April McMahon has faced increasing pressure during 2014 over falling student numbers and Aberystwyth’s league table positions but, in a piece on the university’s website co-written with Lucy Hodson, the director of planning, Professor McMahon says that action being taken to arrest the situation would take time to make an impact.
“Let’s be honest about it. League table performance over the past several years reflects many years of under-investment at Aberystwyth University,” the blog says.
“This is something that our current investment programme is putting right; but we’re playing catch-up and our competitors are not going to stand back and wait for us.”
Aberystwyth has fallen 17 places to 87th in the 2015 Complete University Guide, while sliding 18 spots to 106th out of 116 in The Guardian’s university guide. It also dropped 11 to come 93rd in The Times and Sunday Times Good University Guide.
This is in sharp contrast to Aberystwyth’s aim of being one of the top 30 universities in the UK by 2017 and follows alarming drops in standings over previous years.
An online petition calling for Professor McMahon to resign now has more than 1,100 signatures.
But Professor McMahon, who joined Aberystwyth in 2011, uses the blog to highlight a £100 million programme of investment which she says will deliver some of the UK’s best teaching facilities and student accommodation.
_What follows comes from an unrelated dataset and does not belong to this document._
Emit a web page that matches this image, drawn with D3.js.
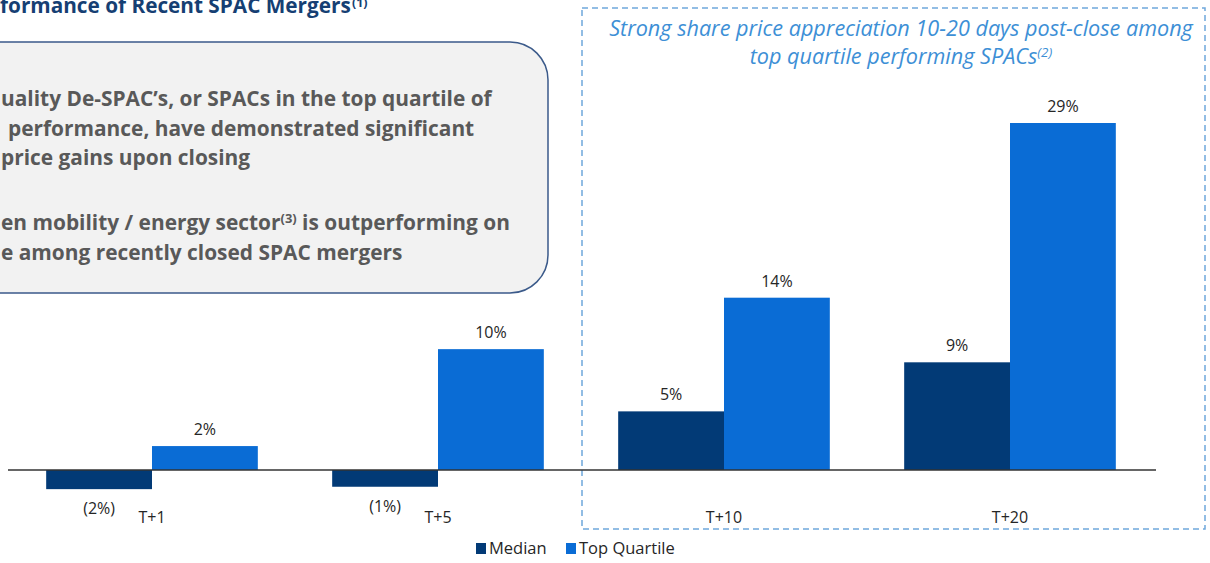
<!DOCTYPE html>
<html>
<head>
<meta charset="utf-8">
<script src="https://cdn.jsdelivr.net/npm/d3@7"></script>
<style>
  body { margin: 0; background: #fff; }
  svg { display: block; font-family: "Open Sans", Lato, sans-serif; }
</style>
</head>
<body>
<div id="chart"></div>
<script>
// data
const periods = ["T+1", "T+5", "T+10", "T+20"];
const seriesNames = ["Median", "Top Quartile"];
const medianVals = [-1.6, -1.4, 4.9, 9.0];
const topQuartileVals = [2.0, 10.1, 14.4, 29.0];
const colors = ["#023a76", "#0a6cd5"];

const W = 1210, H = 563;

const svg = d3.select("#chart").append("svg")
    .attr("width", W)
    .attr("height", H);

// size a text so it spans the given width
function fit(sel, width) {
  sel.attr("font-size", 20);
  const len = sel.node().getComputedTextLength();
  const fs = 20 * width / len;
  sel.attr("font-size", fs);
  return fs;
}

// scales
const x = d3.scaleBand()
    .domain(periods)
    .range([9, 1153])
    .paddingInner(0.26)
    .paddingOuter(0.13);

const xs = d3.scaleBand()
    .domain(seriesNames)
    .range([0, x.bandwidth()]);

const y = d3.scaleLinear()
    .domain([0, 29])
    .range([470, 123]);

const rows = periods.map((p, i) => ({
  period: p,
  vals: [
    {s: seriesNames[0], v: medianVals[i]},
    {s: seriesNames[1], v: topQuartileVals[i]}
  ]
}));

const fmt = v => v < 0 ? "(" + Math.round(-v) + "%)" : Math.round(v) + "%";

// title (left part runs off the page in the source)
const title = svg.append("text")
    .attr("x", 0).attr("y", 13)
    .attr("fill", "#163f73")
    .attr("font-weight", "bold")
    .text("formance of Recent SPAC Mergers");
const tfs = fit(title, 351);
svg.append("text")
    .attr("x", 352).attr("y", 7)
    .attr("fill", "#163f73")
    .attr("font-weight", "bold")
    .attr("font-size", tfs * 0.6)
    .text("(1)");

// callout box
svg.append("rect")
    .attr("x", -80).attr("y", 42)
    .attr("width", 628).attr("height", 251)
    .attr("rx", 38)
    .attr("fill", "#f2f2f2")
    .attr("stroke", "#3b5a8a")
    .attr("stroke-width", 1.5);

const l1 = svg.append("text")
    .attr("x", 1).attr("y", 106)
    .attr("fill", "#595959")
    .attr("font-weight", "bold")
    .text("uality De-SPAC’s, or SPACs in the top quartile of");
const bfs = fit(l1, 491);

const boxLines = [
  {t: "performance, have demonstrated significant", x: 8, y: 136},
  {t: "price gains upon closing", x: 1, y: 165},
  {t: "e among recently closed SPAC mergers", x: 1, y: 260}
];
boxLines.forEach(l => {
  svg.append("text")
      .attr("x", l.x).attr("y", l.y)
      .attr("fill", "#595959")
      .attr("font-weight", "bold")
      .attr("font-size", bfs)
      .text(l.t);
});

const l4 = svg.append("text")
    .attr("x", 1).attr("y", 230)
    .attr("fill", "#595959")
    .attr("font-weight", "bold")
    .attr("font-size", bfs);
l4.append("tspan").text("en mobility / energy sector");
l4.append("tspan").attr("dy", -7).attr("font-size", bfs * 0.62).text("(3)");
l4.append("tspan").attr("dy", 7).text(" is outperforming on");

// dashed highlight box
svg.append("rect")
    .attr("x", 582).attr("y", 8)
    .attr("width", 623).attr("height", 521)
    .attr("fill", "none")
    .attr("stroke", "#6fa8dc")
    .attr("stroke-width", 1.5)
    .attr("stroke-dasharray", "6,4");

const n1 = svg.append("text")
    .attr("x", 901).attr("y", 36)
    .attr("text-anchor", "middle")
    .attr("fill", "#3d8fd6")
    .attr("font-style", "italic")
    .text("Strong share price appreciation 10-20 days post-close among");
const ifs = fit(n1, 584);

const n2 = svg.append("text")
    .attr("x", 901).attr("y", 64)
    .attr("text-anchor", "middle")
    .attr("fill", "#3d8fd6")
    .attr("font-style", "italic")
    .attr("font-size", ifs);
n2.append("tspan").text("top quartile performing SPACs");
n2.append("tspan").attr("dy", -7).attr("font-size", ifs * 0.62).text("(2)");

// bars
const g = svg.selectAll("g.grp")
  .data(rows)
  .join("g")
    .attr("class", "grp")
    .attr("transform", d => `translate(${x(d.period)},0)`);

g.selectAll("rect")
  .data(d => d.vals)
  .join("rect")
    .attr("x", d => xs(d.s))
    .attr("width", xs.bandwidth())
    .attr("y", d => Math.min(y(d.v), y(0)))
    .attr("height", d => Math.abs(y(d.v) - y(0)))
    .attr("fill", (d, i) => colors[i]);

g.selectAll("text.val")
  .data(d => d.vals)
  .join("text")
    .attr("class", "val")
    .attr("x", d => xs(d.s) + xs.bandwidth() / 2)
    .attr("y", d => d.v >= 0 ? y(d.v) - 11 : y(d.v) + 25)
    .attr("text-anchor", "middle")
    .attr("font-size", 16)
    .attr("fill", "#262626")
    .text(d => fmt(d.v));

// baseline
svg.append("line")
    .attr("x1", 8).attr("x2", 1156)
    .attr("y1", y(0)).attr("y2", y(0))
    .attr("stroke", "#333")
    .attr("stroke-width", 1.5);

// category labels
svg.append("g")
  .selectAll("text")
  .data(periods)
  .join("text")
    .attr("x", d => x(d) + x.bandwidth() / 2)
    .attr("y", 523)
    .attr("text-anchor", "middle")
    .attr("font-size", 16)
    .attr("fill", "#262626")
    .text(d => d);

// legend
const legX = [476, 566];
const leg = svg.append("g")
  .selectAll("g")
  .data(seriesNames)
  .join("g")
    .attr("transform", (d, i) => `translate(${legX[i]},543)`);
leg.append("rect")
    .attr("width", 10).attr("height", 11)
    .attr("fill", (d, i) => colors[i]);
leg.append("text")
    .attr("x", 13).attr("y", 11)
    .attr("font-size", 16.5)
    .attr("fill", "#262626")
    .text(d => d);
</script>
</body>
</html>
“Aberystwyth students are engaged, vocal and care about their university, which is why they don’t hold back in telling us what we need to do to make it better. And we listen, and act. But it takes a while to work through to the league tables,” the blog states.
“League tables use data from several years so it is to be expected that after putting all the appropriate mechanisms in place to address issues, it will still take some time for the indicators to catch up. Nobody is twiddling their thumbs and hoping that will just happen.
“We’re investing, improving, enhancing; we’re confronting long-standing problems; we’re upping our game. People talk about ‘green shoots’ of recovery – and there are a lot of them about here.”
The blog adds that, while it would be “easy to disparage or argue against league tables”, they were important to prospective students and parents.
“You can’t blame them for using comparative data whenever it’s available, though we’d argue for taking them with a decent pinch of salt.”